I know that it would probably make some seriously-in-love-with-Watchmen people cringe, but what I kept comparing Watchmen to was the movie The Incredibles. Superheroes are the bomb dot com and they’re popping up everywhere. Some bad stuff goes down and the government makes it illegal to practice superheroery. Superheroes go and get normal lives. A few of the old superheroes are still kind of into their old thing. Something bad happens to an old superhero. The other superheroes defy the law, get new costumes and travel to some remote place to fight an old, mad superhero. Same story, huh? There’s even mention in both Watchmen and The Incredibles about how unsafe capes are in superhero comics. Heh.
Anyway, that’s pretty much what happens here. There are other stories going on: a new generation of superheroes, the world being kind of a mess, and a couple of love stories… but mostly, we’re looking at a darker version of The Incredibles.
What I Thought: I have read quite a few graphic novels before, but I had never read one that was so comic-booky if that makes sense. I tend more toward stuff like Craig Thompson… pretty and almost girly… I have been hearing about Watchmen for, oh, ever and finally decided to give it a go.
It kind of took me a long time to get into it. I didn’t feel any kind of connection with the characters and even had a hard time getting them straight at first. Maybe around the halfway point something clicked for me and the rest of the book went by really fast.
I was kind of surprised at how dark the whole entire novel was. There were very few points of light, even in the past stories and the love stories. It was just all kind of bleak, but I think that that was the point. Everyone was insane or messed up or just plain mean. So when I say that I didn’t “enjoy” this read, I don’t exactly mean it in a bad way. I don’t think it was meant to be enjoyed as much as to be just taken in.

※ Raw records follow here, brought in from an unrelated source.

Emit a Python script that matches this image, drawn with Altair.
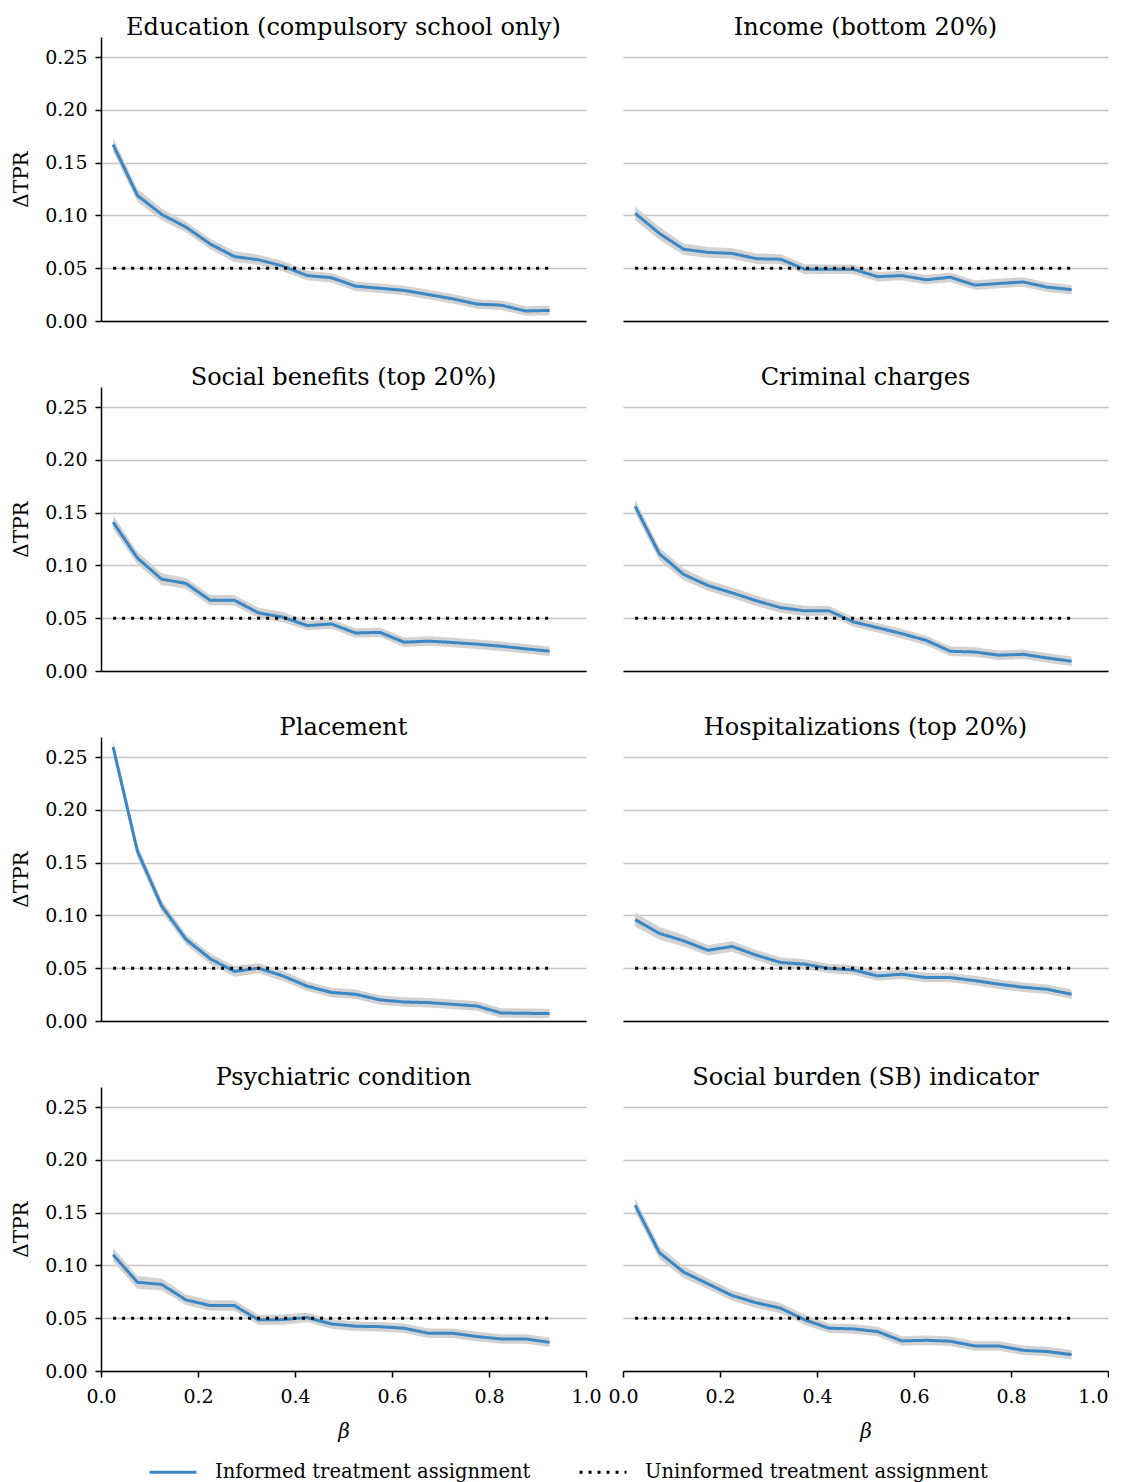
import altair as alt
import pandas as pd

FONT = "DejaVu Serif"
BLUE = "#3a87c5"
BAND = "#d2d2d2"
SERIES = ["Informed treatment assignment", "Uninformed treatment assignment"]

beta = [0.025, 0.075, 0.125, 0.175, 0.225, 0.275, 0.325, 0.375, 0.425, 0.475,
        0.525, 0.575, 0.625, 0.675, 0.725, 0.775, 0.825, 0.875, 0.925]

titles = [
    "Education (compulsory school only)",
    "Income (bottom 20%)",
    "Social benefits (top 20%)",
    "Criminal charges",
    "Placement",
    "Hospitalizations (top 20%)",
    "Psychiatric condition",
    "Social burden (SB) indicator",
]

education = [0.167, 0.119, 0.101, 0.089, 0.073, 0.061, 0.058, 0.052, 0.043, 0.041,
             0.033, 0.031, 0.029, 0.025, 0.021, 0.016, 0.015, 0.0095, 0.010]
income = [0.102, 0.083, 0.068, 0.065, 0.064, 0.059, 0.0585, 0.049, 0.049, 0.049,
          0.042, 0.043, 0.039, 0.0415, 0.034, 0.0355, 0.037, 0.032, 0.0297]
benefits = [0.141, 0.107, 0.087, 0.083, 0.067, 0.067, 0.055, 0.051, 0.043, 0.0445,
            0.036, 0.0366, 0.0273, 0.0283, 0.027, 0.0254, 0.0235, 0.021, 0.0188]
criminal = [0.156, 0.111, 0.0915, 0.081, 0.074, 0.0665, 0.060, 0.057, 0.057, 0.0465,
            0.041, 0.0354, 0.029, 0.0187, 0.018, 0.015, 0.0158, 0.0123, 0.0092]
placement = [0.2595, 0.161, 0.109, 0.0775, 0.059, 0.047, 0.050, 0.0427, 0.033, 0.027,
             0.0253, 0.020, 0.018, 0.0174, 0.0158, 0.0142, 0.0076, 0.0073, 0.007]
hospital = [0.096, 0.083, 0.076, 0.067, 0.0706, 0.0623, 0.0554, 0.0538, 0.0497, 0.0484,
            0.0427, 0.0443, 0.0411, 0.0411, 0.0383, 0.0348, 0.032, 0.030, 0.0253]
psychiatric = [0.110, 0.084, 0.082, 0.0674, 0.062, 0.062, 0.0484, 0.0487, 0.0506, 0.0446,
               0.0424, 0.042, 0.0405, 0.0358, 0.0358, 0.0326, 0.0304, 0.0304, 0.0272]
burden = [0.157, 0.112, 0.0937, 0.0826, 0.0715, 0.0646, 0.0595, 0.0484, 0.0405, 0.0399,
          0.0373, 0.0285, 0.0291, 0.0282, 0.0237, 0.0237, 0.0196, 0.0184, 0.0155]

series_values = [education, income, benefits, criminal, placement, hospital, psychiatric, burden]

# half-width of the grey confidence band
band_half = [0.0065, 0.006, 0.0055, 0.005, 0.005, 0.005, 0.0048, 0.0048, 0.0045, 0.0045,
             0.0045, 0.0045, 0.0045, 0.0045, 0.0045, 0.0045, 0.0045, 0.0045, 0.0045]

uninformed_level = 0.05
x_ticks = [0.0, 0.2, 0.4, 0.6, 0.8, 1.0]
y_ticks = [0.0, 0.05, 0.10, 0.15, 0.20, 0.25]

cscale = alt.Scale(domain=SERIES, range=[BLUE, "black"])
dscale = alt.Scale(domain=SERIES, range=[[1, 0], [3, 6]])
legend = alt.Legend(title=None)


def panel(i):
    row, col = divmod(i, 2)
    bottom = row == 3
    left = col == 0
    vals = series_values[i]
    df = pd.DataFrame({
        "beta": beta,
        "tpr": vals,
        "lo": [v - h for v, h in zip(vals, band_half)],
        "hi": [v + h for v, h in zip(vals, band_half)],
        "series": SERIES[0],
    })
    ref = pd.DataFrame({
        "beta": [beta[0], beta[-1]],
        "tpr": [uninformed_level, uninformed_level],
        "series": SERIES[1],
    })
    xaxis_kw = dict(values=x_ticks, format=".1f", labels=bottom, ticks=bottom,
                    title="β" if bottom else None, grid=False, domain=True,
                    titleFontStyle="italic", labelFlush=False, labelOverlap=False)
    if bottom and not left:
        # keep the last label inside the page width
        xaxis_kw["labelAlign"] = {"condition": {"test": "datum.value >= 1", "value": "right"},
                                  "value": "center"}
    xaxis = alt.Axis(**xaxis_kw)
    yaxis = alt.Axis(values=y_ticks, format=".2f", labels=left, ticks=left,
                     domain=left, grid=True, title="ΔTPR" if left else None)
    xs = alt.Scale(domain=[0, 1], nice=False)
    ys = alt.Scale(domain=[0, 0.269], nice=False)

    band = alt.Chart(df).mark_area(color=BAND).encode(
        x=alt.X("beta:Q", scale=xs, axis=xaxis),
        y=alt.Y("lo:Q", scale=ys, axis=yaxis),
        y2="hi:Q",
    )
    line = alt.Chart(df).mark_line(strokeWidth=3).encode(
        x="beta:Q",
        y="tpr:Q",
        color=alt.Color("series:N", scale=cscale, legend=legend),
        strokeDash=alt.StrokeDash("series:N", scale=dscale, legend=legend),
    )
    dots = alt.Chart(ref).mark_line(strokeWidth=3).encode(
        x="beta:Q",
        y="tpr:Q",
        color=alt.Color("series:N", scale=cscale, legend=legend),
        strokeDash=alt.StrokeDash("series:N", scale=dscale, legend=legend),
    )
    return alt.layer(band, line, dots).properties(
        width=485, height=284,
        title=alt.TitleParams(titles[i], font=FONT, fontSize=24, fontWeight="normal",
                              anchor="middle", baseline="alphabetic", offset=-22,
                              color="black"),
    )


chart = alt.concat(*[panel(i) for i in range(8)], columns=2,
                   spacing={"row": 66, "column": 37}, bounds="flush").properties(
    padding={"left": 3, "top": 8, "right": 0, "bottom": 5}
).configure_view(stroke=None).configure_axis(
    labelFont=FONT, labelFontSize=19, labelColor="black",
    titleFont=FONT, titleFontSize=20, titleColor="black", titleFontWeight="normal",
    domainColor="black", domainWidth=1.5, tickColor="black", tickWidth=1.5, tickSize=6,
    gridColor="#c4c4c4", gridWidth=1.3,
).configure_axisX(
    labelPadding=10, titlePadding=15,
).configure_axisY(
    labelPadding=8, titlePadding=13,
).configure_legend(
    orient="none", legendX=47, legendY=1410, direction="horizontal",
    labelFont=FONT, labelFontSize=19.5, labelLimit=0,
    labelColor="black", symbolType="stroke", symbolSize=2200, symbolStrokeWidth=3,
    columnPadding=42, labelOffset=17,
)

chart.save("out.html", embed_options={"renderer": "svg", "actions": False})
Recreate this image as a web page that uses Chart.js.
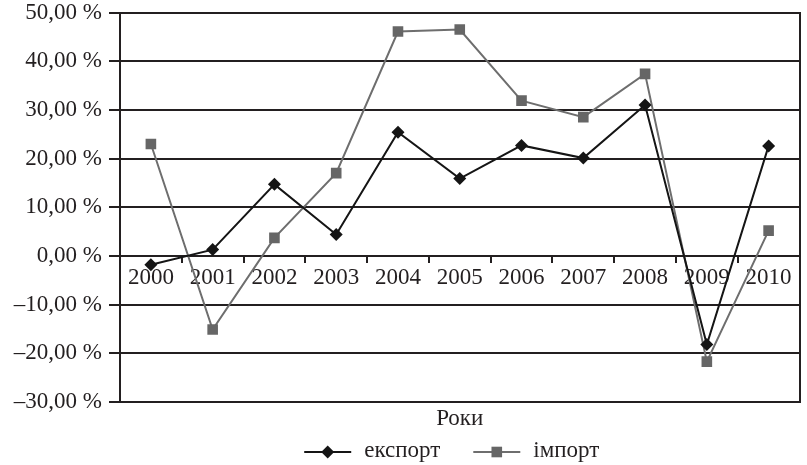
<!DOCTYPE html>
<html>
<head>
<meta charset="utf-8">
<script src="https://cdn.jsdelivr.net/npm/chart.js@4.4.0/dist/chart.umd.min.js"></script>
<style>
html,body{margin:0;padding:0;background:#fff;}
#wrap{width:807px;height:465px;}
</style>
</head>
<body>
<div id="wrap"><canvas id="c" width="807" height="465"></canvas></div>
<script>
// ---- data ----
const years = ['2000','2001','2002','2003','2004','2005','2006','2007','2008','2009','2010'];
const exportValues = [-1.8, 1.3, 14.7, 4.4, 25.4, 15.9, 22.7, 20.1, 31.0, -18.2, 22.6];
const importValues = [23.0, -15.1, 3.7, 17.0, 46.1, 46.5, 31.9, 28.5, 37.4, -21.7, 5.2];
const yTickValues = [50, 40, 30, 20, 10, 0, -10, -20, -30];
const yTickLabels = ['50,00 %','40,00 %','30,00 %','20,00 %','10,00 %','0,00 %','–10,00 %','–20,00 %','–30,00 %'];
const seriesNames = ['експорт', 'імпорт'];
const xAxisTitle = 'Роки';

// ---- styles ----
const INK = '#231f20';
const FONT = "'Liberation Serif', 'Times New Roman', Tinos, serif";
const FS = 23;

function drawMarker(ctx, style, r, x, y, color) {
  ctx.save();
  ctx.fillStyle = color;
  ctx.beginPath();
  if (style === 'rectRot') {
    ctx.moveTo(x, y - r); ctx.lineTo(x + r, y); ctx.lineTo(x, y + r); ctx.lineTo(x - r, y);
  } else {
    const s = Math.SQRT1_2 * r;
    ctx.rect(x - s, y - s, 2 * s, 2 * s);
  }
  ctx.closePath();
  ctx.fill();
  ctx.restore();
}

const lineLegend = {
  id: 'lineLegend',
  afterDraw(chart) {
    const ctx = chart.ctx, ca = chart.chartArea;
    ctx.save();
    ctx.font = FS + 'px ' + FONT;
    const lineLen = 47, gapText = 13, gapItem = 33;
    const items = chart.data.datasets.map(ds => ({ ds, w: ctx.measureText(ds.label).width }));
    const total = items.reduce((s, it) => s + lineLen + gapText + it.w, 0) + gapItem * (items.length - 1);
    let x = (ca.left + ca.right) / 2 - total / 2 - 8;
    const yLine = chart.height - 13;
    items.forEach(it => {
      const ds = it.ds;
      ctx.strokeStyle = ds.borderColor;
      ctx.lineWidth = ds.borderWidth;
      ctx.beginPath(); ctx.moveTo(x, yLine); ctx.lineTo(x + lineLen, yLine); ctx.stroke();
      drawMarker(ctx, ds.pointStyle, ds.pointRadius, x + lineLen / 2, yLine, ds.pointBackgroundColor);
      ctx.fillStyle = INK;
      ctx.textBaseline = 'alphabetic';
      ctx.textAlign = 'left';
      ctx.fillText(ds.label, x + lineLen + gapText, yLine + 5);
      x += lineLen + gapText + it.w + gapItem;
    });
    ctx.restore();
  }
};

function build() {
  new Chart(document.getElementById('c'), {
    type: 'line',
    data: {
      labels: years,
      datasets: [
        {
          label: seriesNames[0],
          data: exportValues,
          borderColor: '#151515',
          backgroundColor: '#151515',
          pointBackgroundColor: '#151515',
          pointBorderColor: '#151515',
          borderWidth: 2,
          pointStyle: 'rectRot',
          pointRadius: 6.5,
          pointBorderWidth: 0,
          tension: 0,
          xAxisID: 'x', yAxisID: 'y'
        },
        {
          label: seriesNames[1],
          data: importValues,
          borderColor: '#6e6e6e',
          backgroundColor: '#666666',
          pointBackgroundColor: '#666666',
          pointBorderColor: '#666666',
          borderWidth: 2,
          pointStyle: 'rect',
          pointRadius: 7.5,
          pointBorderWidth: 0,
          tension: 0,
          xAxisID: 'x', yAxisID: 'y'
        }
      ]
    },
    options: {
      responsive: false,
      animation: false,
      devicePixelRatio: 1,
      layout: { padding: { top: 12.5, right: 1, bottom: 32, left: 0 } },
      plugins: {
        legend: { display: false },
        tooltip: { enabled: false }
      },
      scales: {
        y: {
          type: 'linear',
          min: -30, max: 50,
          afterFit: s => { s.width = 120; s.paddingTop = 0; s.paddingBottom = 0; },
          ticks: {
            stepSize: 10,
            color: INK,
            font: { family: FONT, size: FS },
            padding: 7,
            callback: v => { const i = yTickValues.indexOf(v); return i >= 0 ? yTickLabels[i] : ''; }
          },
          grid: { color: INK, lineWidth: 2, tickLength: 11, drawTicks: true },
          border: { display: true, color: INK, width: 2 }
        },
        yR: {
          type: 'linear', position: 'right', min: -30, max: 50,
          afterFit: s => { s.width = 0; s.paddingTop = 0; s.paddingBottom = 0; },
          ticks: { display: false },
          grid: { display: false, drawTicks: false },
          border: { display: true, color: INK, width: 2 }
        },
        x: {
          type: 'category',
          position: { y: 0 },
          offset: true,
          afterFit: s => { s.height = 0; s.paddingLeft = 0; s.paddingRight = 0; },
          ticks: {
            color: INK,
            font: { family: FONT, size: FS },
            padding: 1,
            maxRotation: 0,
            autoSkip: false
          },
          grid: { display: true, drawOnChartArea: false, offset: true, tickLength: 7, color: INK, lineWidth: 2 },
          border: { display: false }
        },
        x2: {
          type: 'category',
          labels: years,
          position: 'bottom',
          afterFit: s => { s.height = 31; s.paddingLeft = 0; s.paddingRight = 0; },
          ticks: { display: false },
          grid: { display: false, drawTicks: false },
          border: { display: false },
          title: { display: true, text: xAxisTitle, color: INK, font: { family: FONT, size: FS }, padding: { top: 0, bottom: 0 } }
        }
      }
    },
    plugins: [lineLegend]
  });
}

if (document.fonts && document.fonts.load) {
  document.fonts.load(FS + "px 'Liberation Serif'", 'Роки 2000').then(build, build);
} else {
  build();
}
</script>
</body>
</html>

I also have to say that I totally “get” why this book is so popular. I can respect anything that was kind of the first of its kind. I realize that in writing this novel that they did something that hadn’t been done before and it kind of made people drop their jaws. I get it. It is also kind of a testament that people are still talking about it now, 20-something years after it was first released. Most novels can’t say that, put aside in the under-represented world of graphic novels.
My husband (who is somehow nerdier than even me) was thrilled out of his mind when he came into the bedroom one evening and I was laying there reading Watchmen. Earned me major “wife points.” So, just another bonus.
Conclusion: If you ever need to prove how nerdy you are, make a Watchmen reference. To do that, you’ll have to read this bad boy. This is a game changer, and for that I think it is worth your time, but I don’t think I’d make it your first graphic novel experience.